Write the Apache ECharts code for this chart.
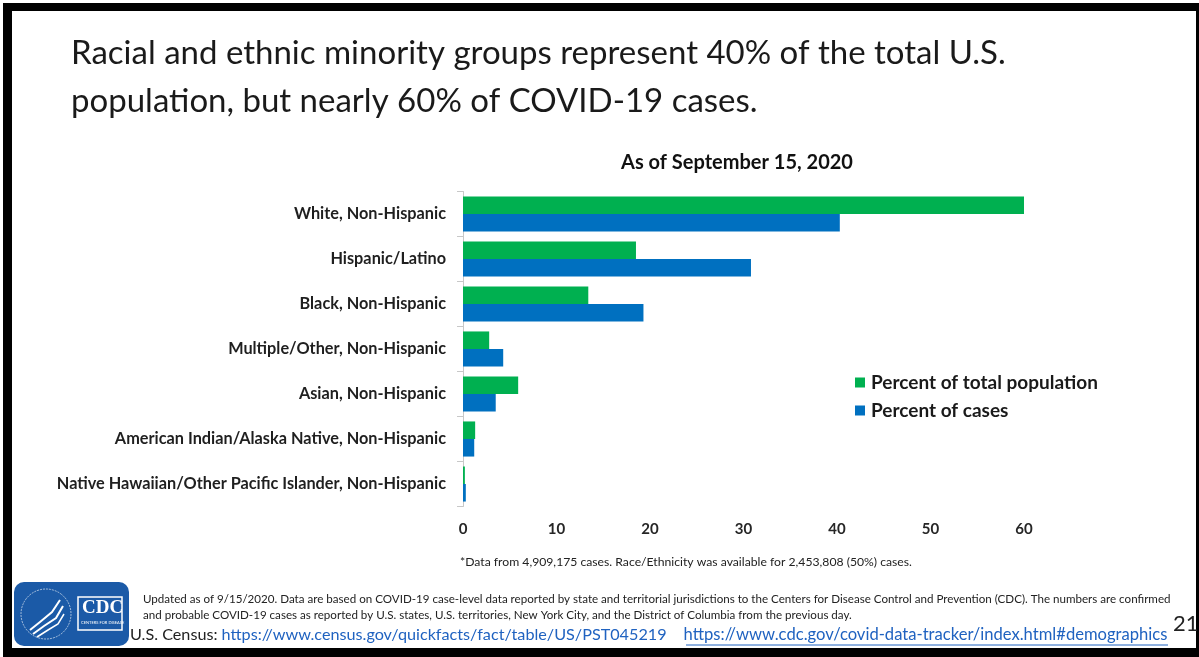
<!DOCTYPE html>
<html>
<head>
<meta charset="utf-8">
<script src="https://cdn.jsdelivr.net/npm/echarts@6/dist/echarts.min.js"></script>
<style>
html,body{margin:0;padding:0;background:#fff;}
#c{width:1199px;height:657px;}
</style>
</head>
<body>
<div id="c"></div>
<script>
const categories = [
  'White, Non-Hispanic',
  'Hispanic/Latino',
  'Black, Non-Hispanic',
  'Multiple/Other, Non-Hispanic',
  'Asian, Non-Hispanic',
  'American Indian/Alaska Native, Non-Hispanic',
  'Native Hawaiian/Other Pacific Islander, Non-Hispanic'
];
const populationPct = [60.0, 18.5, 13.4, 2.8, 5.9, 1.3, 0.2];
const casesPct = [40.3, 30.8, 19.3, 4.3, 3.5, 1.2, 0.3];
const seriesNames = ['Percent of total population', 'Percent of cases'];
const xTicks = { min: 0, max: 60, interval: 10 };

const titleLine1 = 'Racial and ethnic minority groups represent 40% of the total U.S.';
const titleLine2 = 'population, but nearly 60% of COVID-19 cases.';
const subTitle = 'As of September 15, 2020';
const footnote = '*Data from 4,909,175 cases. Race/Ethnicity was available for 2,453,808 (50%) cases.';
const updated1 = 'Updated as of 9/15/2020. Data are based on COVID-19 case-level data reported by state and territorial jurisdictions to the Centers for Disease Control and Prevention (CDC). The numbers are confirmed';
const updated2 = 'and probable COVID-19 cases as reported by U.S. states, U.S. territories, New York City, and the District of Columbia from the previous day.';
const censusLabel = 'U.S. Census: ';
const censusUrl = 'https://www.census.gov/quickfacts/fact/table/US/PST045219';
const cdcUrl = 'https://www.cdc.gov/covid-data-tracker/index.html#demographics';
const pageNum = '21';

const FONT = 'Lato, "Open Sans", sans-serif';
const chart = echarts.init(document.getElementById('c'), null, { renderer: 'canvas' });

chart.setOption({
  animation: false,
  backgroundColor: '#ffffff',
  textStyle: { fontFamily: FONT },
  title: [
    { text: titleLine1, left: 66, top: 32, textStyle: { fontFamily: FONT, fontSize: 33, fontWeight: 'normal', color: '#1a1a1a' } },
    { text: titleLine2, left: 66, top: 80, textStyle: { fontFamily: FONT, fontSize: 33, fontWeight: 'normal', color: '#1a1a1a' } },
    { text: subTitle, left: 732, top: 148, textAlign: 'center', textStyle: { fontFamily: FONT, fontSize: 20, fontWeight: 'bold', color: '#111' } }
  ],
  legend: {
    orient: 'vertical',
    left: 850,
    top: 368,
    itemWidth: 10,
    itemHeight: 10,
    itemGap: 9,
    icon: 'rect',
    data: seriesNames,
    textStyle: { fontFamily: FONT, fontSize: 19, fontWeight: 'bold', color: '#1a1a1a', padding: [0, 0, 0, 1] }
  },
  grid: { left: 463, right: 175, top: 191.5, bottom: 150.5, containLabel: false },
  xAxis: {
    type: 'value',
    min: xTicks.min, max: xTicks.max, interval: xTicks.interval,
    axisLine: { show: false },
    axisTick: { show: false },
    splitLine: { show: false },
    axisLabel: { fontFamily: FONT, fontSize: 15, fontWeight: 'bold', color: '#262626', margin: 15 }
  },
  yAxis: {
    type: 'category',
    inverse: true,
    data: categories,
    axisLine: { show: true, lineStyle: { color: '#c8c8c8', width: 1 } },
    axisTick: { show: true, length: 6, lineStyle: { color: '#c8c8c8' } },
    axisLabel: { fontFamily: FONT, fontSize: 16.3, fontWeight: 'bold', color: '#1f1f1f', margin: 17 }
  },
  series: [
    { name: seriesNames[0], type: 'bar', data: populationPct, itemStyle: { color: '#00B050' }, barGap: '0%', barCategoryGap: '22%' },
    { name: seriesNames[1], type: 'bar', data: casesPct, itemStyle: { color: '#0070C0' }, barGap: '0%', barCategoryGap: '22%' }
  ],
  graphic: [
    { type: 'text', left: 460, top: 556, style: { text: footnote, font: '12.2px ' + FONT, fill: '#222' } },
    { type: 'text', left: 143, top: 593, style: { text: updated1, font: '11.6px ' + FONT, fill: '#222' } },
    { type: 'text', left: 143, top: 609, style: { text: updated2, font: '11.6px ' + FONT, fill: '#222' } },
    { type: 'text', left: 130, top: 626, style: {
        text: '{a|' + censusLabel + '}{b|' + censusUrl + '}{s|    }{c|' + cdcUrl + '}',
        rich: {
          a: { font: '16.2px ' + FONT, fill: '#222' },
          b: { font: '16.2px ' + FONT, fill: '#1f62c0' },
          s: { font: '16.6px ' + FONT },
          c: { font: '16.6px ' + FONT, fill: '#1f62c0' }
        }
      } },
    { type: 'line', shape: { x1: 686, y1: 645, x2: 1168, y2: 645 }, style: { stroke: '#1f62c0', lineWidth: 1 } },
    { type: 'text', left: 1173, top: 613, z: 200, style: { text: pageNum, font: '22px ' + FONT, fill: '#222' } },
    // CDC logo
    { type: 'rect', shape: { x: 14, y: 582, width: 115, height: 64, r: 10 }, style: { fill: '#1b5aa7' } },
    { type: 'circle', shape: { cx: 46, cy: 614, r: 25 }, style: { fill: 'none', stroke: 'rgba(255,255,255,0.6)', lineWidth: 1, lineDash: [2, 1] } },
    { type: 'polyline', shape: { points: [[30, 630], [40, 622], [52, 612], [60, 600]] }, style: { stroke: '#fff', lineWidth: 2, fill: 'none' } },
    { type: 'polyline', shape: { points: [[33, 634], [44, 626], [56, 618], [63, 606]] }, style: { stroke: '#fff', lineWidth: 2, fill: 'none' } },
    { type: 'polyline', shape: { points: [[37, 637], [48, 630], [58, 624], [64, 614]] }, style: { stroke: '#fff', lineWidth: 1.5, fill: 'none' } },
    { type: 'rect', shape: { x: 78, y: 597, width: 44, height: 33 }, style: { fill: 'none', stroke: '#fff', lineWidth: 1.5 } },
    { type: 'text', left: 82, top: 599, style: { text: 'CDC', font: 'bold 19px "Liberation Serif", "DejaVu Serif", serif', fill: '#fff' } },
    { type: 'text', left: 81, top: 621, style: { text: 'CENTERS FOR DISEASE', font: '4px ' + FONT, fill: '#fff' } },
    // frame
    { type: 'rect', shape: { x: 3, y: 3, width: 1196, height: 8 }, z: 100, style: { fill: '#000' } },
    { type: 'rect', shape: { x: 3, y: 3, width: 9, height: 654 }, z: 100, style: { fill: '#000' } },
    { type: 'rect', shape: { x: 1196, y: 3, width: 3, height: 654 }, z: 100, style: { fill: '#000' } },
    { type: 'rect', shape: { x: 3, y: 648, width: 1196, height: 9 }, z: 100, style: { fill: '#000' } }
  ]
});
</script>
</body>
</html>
□ □ □ □
◆ Problem to solve ◆
Give back the whole listing as it stands, minus its pictures.

◆ Response ◆
Write the Apache ECharts code for this chart.
<!DOCTYPE html>
<html>
<head>
<meta charset="utf-8">
<script src="https://cdn.jsdelivr.net/npm/echarts@6/dist/echarts.min.js"></script>
<style>
html,body{margin:0;padding:0;background:#fff;}
#c{width:1199px;height:657px;}
</style>
</head>
<body>
<div id="c"></div>
<script>
const categories = [
  'White, Non-Hispanic',
  'Hispanic/Latino',
  'Black, Non-Hispanic',
  'Multiple/Other, Non-Hispanic',
  'Asian, Non-Hispanic',
  'American Indian/Alaska Native, Non-Hispanic',
  'Native Hawaiian/Other Pacific Islander, Non-Hispanic'
];
const populationPct = [60.0, 18.5, 13.4, 2.8, 5.9, 1.3, 0.2];
const casesPct = [40.3, 30.8, 19.3, 4.3, 3.5, 1.2, 0.3];
const seriesNames = ['Percent of total population', 'Percent of cases'];
const xTicks = { min: 0, max: 60, interval: 10 };

const titleLine1 = 'Racial and ethnic minority groups represent 40% of the total U.S.';
const titleLine2 = 'population, but nearly 60% of COVID-19 cases.';
const subTitle = 'As of September 15, 2020';
const footnote = '*Data from 4,909,175 cases. Race/Ethnicity was available for 2,453,808 (50%) cases.';
const updated1 = 'Updated as of 9/15/2020. Data are based on COVID-19 case-level data reported by state and territorial jurisdictions to the Centers for Disease Control and Prevention (CDC). The numbers are confirmed';
const updated2 = 'and probable COVID-19 cases as reported by U.S. states, U.S. territories, New York City, and the District of Columbia from the previous day.';
const censusLabel = 'U.S. Census: ';
const censusUrl = 'https://www.census.gov/quickfacts/fact/table/US/PST045219';
const cdcUrl = 'https://www.cdc.gov/covid-data-tracker/index.html#demographics';
const pageNum = '21';

const FONT = 'Lato, "Open Sans", sans-serif';
const chart = echarts.init(document.getElementById('c'), null, { renderer: 'canvas' });

chart.setOption({
  animation: false,
  backgroundColor: '#ffffff',
  textStyle: { fontFamily: FONT },
  title: [
    { text: titleLine1, left: 66, top: 32, textStyle: { fontFamily: FONT, fontSize: 33, fontWeight: 'normal', color: '#1a1a1a' } },
    { text: titleLine2, left: 66, top: 80, textStyle: { fontFamily: FONT, fontSize: 33, fontWeight: 'normal', color: '#1a1a1a' } },
    { text: subTitle, left: 732, top: 148, textAlign: 'center', textStyle: { fontFamily: FONT, fontSize: 20, fontWeight: 'bold', color: '#111' } }
  ],
  legend: {
    orient: 'vertical',
    left: 850,
    top: 368,
    itemWidth: 10,
    itemHeight: 10,
    itemGap: 9,
    icon: 'rect',
    data: seriesNames,
    textStyle: { fontFamily: FONT, fontSize: 19, fontWeight: 'bold', color: '#1a1a1a', padding: [0, 0, 0, 1] }
  },
  grid: { left: 463, right: 175, top: 191.5, bottom: 150.5, containLabel: false },
  xAxis: {
    type: 'value',
    min: xTicks.min, max: xTicks.max, interval: xTicks.interval,
    axisLine: { show: false },
    axisTick: { show: false },
    splitLine: { show: false },
    axisLabel: { fontFamily: FONT, fontSize: 15, fontWeight: 'bold', color: '#262626', margin: 15 }
  },
  yAxis: {
    type: 'category',
    inverse: true,
    data: categories,
    axisLine: { show: true, lineStyle: { color: '#c8c8c8', width: 1 } },
    axisTick: { show: true, length: 6, lineStyle: { color: '#c8c8c8' } },
    axisLabel: { fontFamily: FONT, fontSize: 16.3, fontWeight: 'bold', color: '#1f1f1f', margin: 17 }
  },
  series: [
    { name: seriesNames[0], type: 'bar', data: populationPct, itemStyle: { color: '#00B050' }, barGap: '0%', barCategoryGap: '22%' },
    { name: seriesNames[1], type: 'bar', data: casesPct, itemStyle: { color: '#0070C0' }, barGap: '0%', barCategoryGap: '22%' }
  ],
  graphic: [
    { type: 'text', left: 460, top: 556, style: { text: footnote, font: '12.2px ' + FONT, fill: '#222' } },
    { type: 'text', left: 143, top: 593, style: { text: updated1, font: '11.6px ' + FONT, fill: '#222' } },
    { type: 'text', left: 143, top: 609, style: { text: updated2, font: '11.6px ' + FONT, fill: '#222' } },
    { type: 'text', left: 130, top: 626, style: {
        text: '{a|' + censusLabel + '}{b|' + censusUrl + '}{s|    }{c|' + cdcUrl + '}',
        rich: {
          a: { font: '16.2px ' + FONT, fill: '#222' },
          b: { font: '16.2px ' + FONT, fill: '#1f62c0' },
          s: { font: '16.6px ' + FONT },
          c: { font: '16.6px ' + FONT, fill: '#1f62c0' }
        }
      } },
    { type: 'line', shape: { x1: 686, y1: 645, x2: 1168, y2: 645 }, style: { stroke: '#1f62c0', lineWidth: 1 } },
    { type: 'text', left: 1173, top: 613, z: 200, style: { text: pageNum, font: '22px ' + FONT, fill: '#222' } },
    // CDC logo
    { type: 'rect', shape: { x: 14, y: 582, width: 115, height: 64, r: 10 }, style: { fill: '#1b5aa7' } },
    { type: 'circle', shape: { cx: 46, cy: 614, r: 25 }, style: { fill: 'none', stroke: 'rgba(255,255,255,0.6)', lineWidth: 1, lineDash: [2, 1] } },
    { type: 'polyline', shape: { points: [[30, 630], [40, 622], [52, 612], [60, 600]] }, style: { stroke: '#fff', lineWidth: 2, fill: 'none' } },
    { type: 'polyline', shape: { points: [[33, 634], [44, 626], [56, 618], [63, 606]] }, style: { stroke: '#fff', lineWidth: 2, fill: 'none' } },
    { type: 'polyline', shape: { points: [[37, 637], [48, 630], [58, 624], [64, 614]] }, style: { stroke: '#fff', lineWidth: 1.5, fill: 'none' } },
    { type: 'rect', shape: { x: 78, y: 597, width: 44, height: 33 }, style: { fill: 'none', stroke: '#fff', lineWidth: 1.5 } },
    { type: 'text', left: 82, top: 599, style: { text: 'CDC', font: 'bold 19px "Liberation Serif", "DejaVu Serif", serif', fill: '#fff' } },
    { type: 'text', left: 81, top: 621, style: { text: 'CENTERS FOR DISEASE', font: '4px ' + FONT, fill: '#fff' } },
    // frame
    { type: 'rect', shape: { x: 3, y: 3, width: 1196, height: 8 }, z: 100, style: { fill: '#000' } },
    { type: 'rect', shape: { x: 3, y: 3, width: 9, height: 654 }, z: 100, style: { fill: '#000' } },
    { type: 'rect', shape: { x: 1196, y: 3, width: 3, height: 654 }, z: 100, style: { fill: '#000' } },
    { type: 'rect', shape: { x: 3, y: 648, width: 1196, height: 9 }, z: 100, style: { fill: '#000' } }
  ]
});
</script>
</body>
</html>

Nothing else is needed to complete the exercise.